The PsyA-EMDR protocol is described in Chapter 3, which begins with phone calls and preparedness, and moves through treatments and integration. EMDR is used in this process to facilitate the emergence of adaptive information. For practitioners who may wish to utilize this method, the authors have written a comprehensive set of treatment pathways and phase-by-phase sections, along with additional considerations and supervision. The following chapters provide a breakdown of key areas, such as ethics, preparation, stabilization and risk reduction, and integration.
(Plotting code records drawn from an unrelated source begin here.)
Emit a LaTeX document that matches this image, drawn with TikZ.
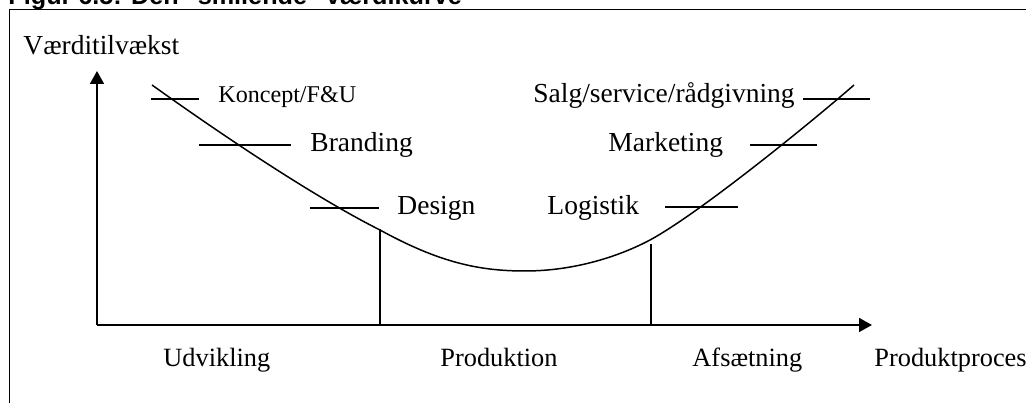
\documentclass[tikz,border=0pt]{standalone}
\usepackage{fontspec}
\setmainfont{Liberation Serif}
\newfontfamily\titlefont{Liberation Sans}
\usetikzlibrary{arrows.meta}
\newcommand{\px}{0.4364pt}
\newcommand{\lw}{0.65pt}

\begin{document}
\begin{tikzpicture}[x=\px, y=-\px, font=\fontsize{12}{14}\selectfont,
  txt/.style={anchor=base west, inner sep=0pt},
  axis/.style={line width=0.85pt, -{Triangle[length=5.6pt, width=6pt]}}]
\useasboundingbox (0,0) rectangle (1026,403);
\clip (0,0) rectangle (1026,403);

% frame with the cut title above it
\node[txt, font=\titlefont\bfseries\fontsize{11}{13}\selectfont] (title) at (8,5) {Figur 6.5: Den "smilende" værdikurve};
\draw[line width=0.45pt] (9.5,9) -- (9.5,403);
\draw[line width=0.45pt] (9,9.5) -- (1026,9.5);

% axes
\coordinate (o) at (97,325);
\coordinate (ytop) at (97,71);
\coordinate (xend) at (872,325);
\draw[axis] (o) -- (ytop);
\draw[axis] (o) -- (xend);
\node[txt] (yl) at (23,55) {Værditilvækst};

% phase borders
\coordinate (d1) at (380,325);
\coordinate (d1t) at (380,229);
\coordinate (d2) at (651,325);
\coordinate (d2t) at (651,244);
\draw[line width=0.45pt] (d1) -- (d1t);
\draw[line width=0.45pt] (d2) -- (d2t);

% the smile
\draw[line width=\lw] (152,85) .. controls (250,155) and (330,205) .. (380,230)
  .. controls (440,263) and (480,271) .. (525,271)
  .. controls (575,271) and (620,256) .. (650,240)
  .. controls (700,213) and (814,120) .. (854,85);

% activities
\foreach \i/\xa/\xb/\y in {1/151/199/99, 2/199/291/145, 3/310/379/208,
                          4/665/738/207, 5/750/817/145, 6/803/870/99} {
\coordinate (ta\i) at (\xa,\y);
\coordinate (tb\i) at (\xb,\y);
\draw[line width=\lw] (ta\i) -- (tb\i);
}
\node[txt, font=\fontsize{10.5}{12}\selectfont] (koncept) at (218,103) {Koncept/F\&U};
\node[txt] (branding) at (310,152) {Branding};
\node[txt] (design) at (397,215) {Design};
\node[txt] (logistik) at (547,215) {Logistik};
\node[txt] (marketing) at (608,152) {Marketing};
\node[txt] (salg) at (533,103) {Salg/service/rådgivning};

% phases
\foreach \n/\x/\lab in {udv/163/Udvikling, prod/440/Produktion, afs/692/Afsætning, proc/874/Produktproces} {
\node[txt, font=\fontsize{11.5}{13}\selectfont] (\n) at (\x,367) {\lab};
}

\end{tikzpicture}
\end{document}
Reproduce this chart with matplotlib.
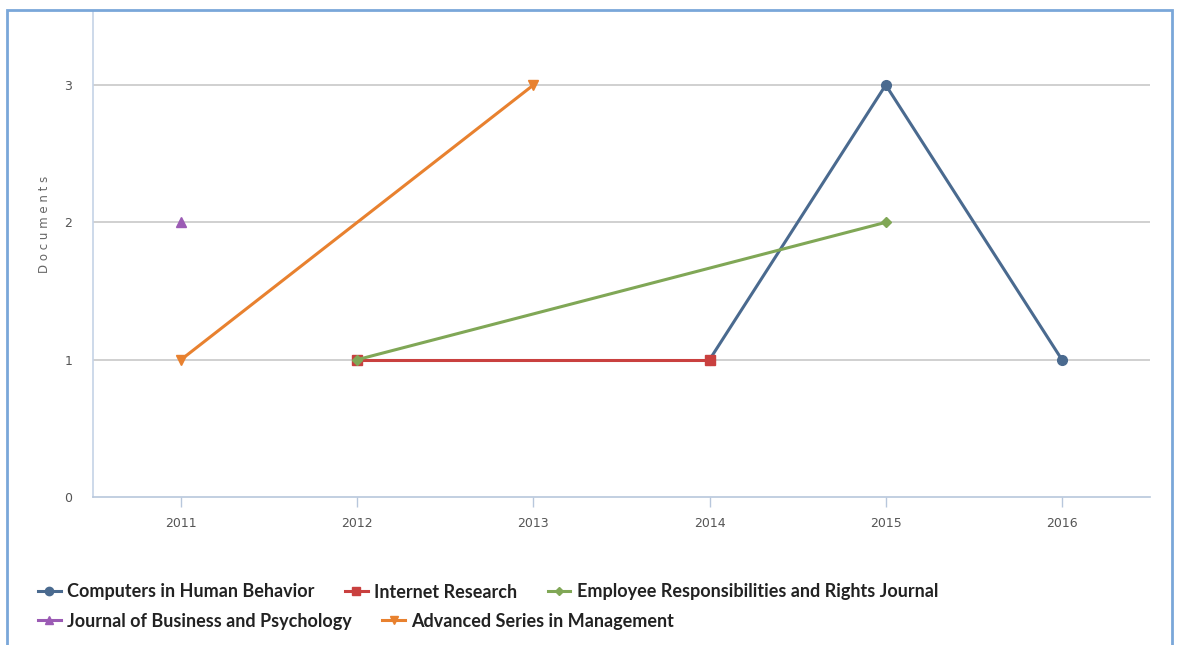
import matplotlib
matplotlib.use("Agg")
import matplotlib.pyplot as plt
from matplotlib.lines import Line2D
from matplotlib.patches import Rectangle

years = [2011, 2012, 2013, 2014, 2015, 2016]

series_names = [
    "Computers in Human Behavior",
    "Internet Research",
    "Employee Responsibilities and Rights Journal",
    "Journal of Business and Psychology",
    "Advanced Series in Management",
]
chb_years = [2014, 2015, 2016]
chb_docs = [1, 3, 1]
ir_years = [2012, 2014]
ir_docs = [1, 1]
errj_years = [2012, 2015]
errj_docs = [1, 2]
jbp_years = [2011]
jbp_docs = [2]
asm_years = [2011, 2013]
asm_docs = [1, 3]

colors = ["#4a6a8f", "#c9403f", "#80a756", "#9b5bb4", "#e8812f"]
markers = ["o", "s", "D", "^", "v"]
sizes = [7, 7, 5, 7, 7]

fig = plt.figure(figsize=(11.77, 6.45), dpi=100)
W, H = 1177, 645

# outer frame of the chart panel
fig.patches.append(Rectangle((7 / W, -0.01), (1172 - 7) / W, (645 - 10) / H + 0.01,
                             transform=fig.transFigure, fill=False,
                             edgecolor="#7aa7d9", linewidth=2, zorder=0))

ax = fig.add_axes([93 / W, (645 - 497) / H, (1150 - 93) / W, (497 - 11) / H])
ax.set_xlim(2010.5, 2016.5)
y0, y3 = 497, 85
per = (y0 - y3) / 3
ax.set_ylim(0, 3 + (y3 - 11) / per)

data = [(chb_years, chb_docs), (ir_years, ir_docs), (errj_years, errj_docs),
        (jbp_years, jbp_docs), (asm_years, asm_docs)]
handles = []
for (xs, ys), c, m, s, name in zip(data, colors, markers, sizes, series_names):
    ax.plot(xs, ys, color=c, linewidth=2.2, marker=m, markersize=s, zorder=3,
            clip_on=False)
    handles.append(Line2D([], [], color=c, linewidth=2.2, marker=m,
                          markersize=s - 1, label=name))

for v in [1, 2, 3]:
    ax.axhline(v, color="#c8c8c8", linewidth=1.2, zorder=1)

for side in ["top", "right"]:
    ax.spines[side].set_visible(False)
ax.spines["left"].set_color("#c5d3e6")
ax.spines["bottom"].set_color("#b8c7dc")
ax.spines["left"].set_linewidth(1.2)
ax.spines["bottom"].set_linewidth(1.2)

ax.set_xticks(years)
ax.set_xticklabels([str(y) for y in years])
ax.set_yticks([0, 1, 2, 3])
ax.tick_params(axis="x", length=7.5, width=1, color="#b8c7dc",
               labelsize=9, pad=7)
ax.tick_params(axis="y", length=0, labelsize=9, pad=15)
for t in ax.get_xticklabels() + ax.get_yticklabels():
    t.set_color("#555555")

fig.text(45 / W, (645 - 224) / H, "D o c u m e n t s", rotation=90,
         ha="center", va="center", fontsize=8.5, color="#666666")

legend_font = {"family": "Lato", "weight": "bold", "size": 13}
leg_kw = dict(frameon=False, prop=legend_font, handlelength=1.25,
              handletextpad=0.35, columnspacing=1.7, borderpad=0,
              borderaxespad=0)
fig.legend(handles=handles[:3], loc="center left",
           bbox_to_anchor=(38 / W, (645 - 592) / H), ncol=3, **leg_kw)
fig.legend(handles=handles[3:], loc="center left",
           bbox_to_anchor=(38 / W, (645 - 621) / H), ncol=2, **leg_kw)
for leg in fig.legends:
    for t in leg.get_texts():
        t.set_color("#222222")

fig.savefig("out.png", dpi=100, facecolor="white")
Chapter 7 also examines EMDR is relation to psycholytic therapy—the largely European model developed in the 1950s and 1960s that entailed regular small doses of a psychedelic alongside traditional psychotherapy (as opposed one high dose session). In respect of the psychotherapeutic treatments involved in EMDR, this model seems quite pertinent, and the authors note that, ‘Subjective reports from experimental practice of psycholytic PsyA-EMDR indicate that large doses of psychedelics are not necessary to facilitate long-term positive change’ (149).
In conclusion, Psychedelic-Assisted EMDR Therapy is a comprehensive appraisal of the techniques and possibilities of this therapeutic method. The authors, obviously very knowledgeable in their fields, provide a clear protocol and discussion, and conclude with a lucid appraisal of the potential future development of PsyA-EMDR. Ultimately, therapy is a results game, so in what is becoming a very crowded therapeutic space for the ‘psychedelic-assisted’ prefix, building an evidence base is of the utmost importance—and this book is an excellent groundwork for this endeavour.
I know EMDR works with ketamine because I’ve worked with it during integration sessions. Unfortunately many psychedelic trained psychotherapists are not properly trained. From what I experienced with ketamine is that brainspotting and somatic experiencing work even better.
Glad to see a new book has been published which may be a source of guidance for clinicians. People with PTSD deserve professional support. What’s happening in the field right now, is very loose and unstructured. I’m afraid it doesn’t provide the holding, the attentiveness to the integration process. Many clients do not get the benefit of skilled practitioners. Rather, as I understand it, many people take psychedelics and they are left to their own devices to integrate. Not ideal.
What psychedelic were they using with the EMDR?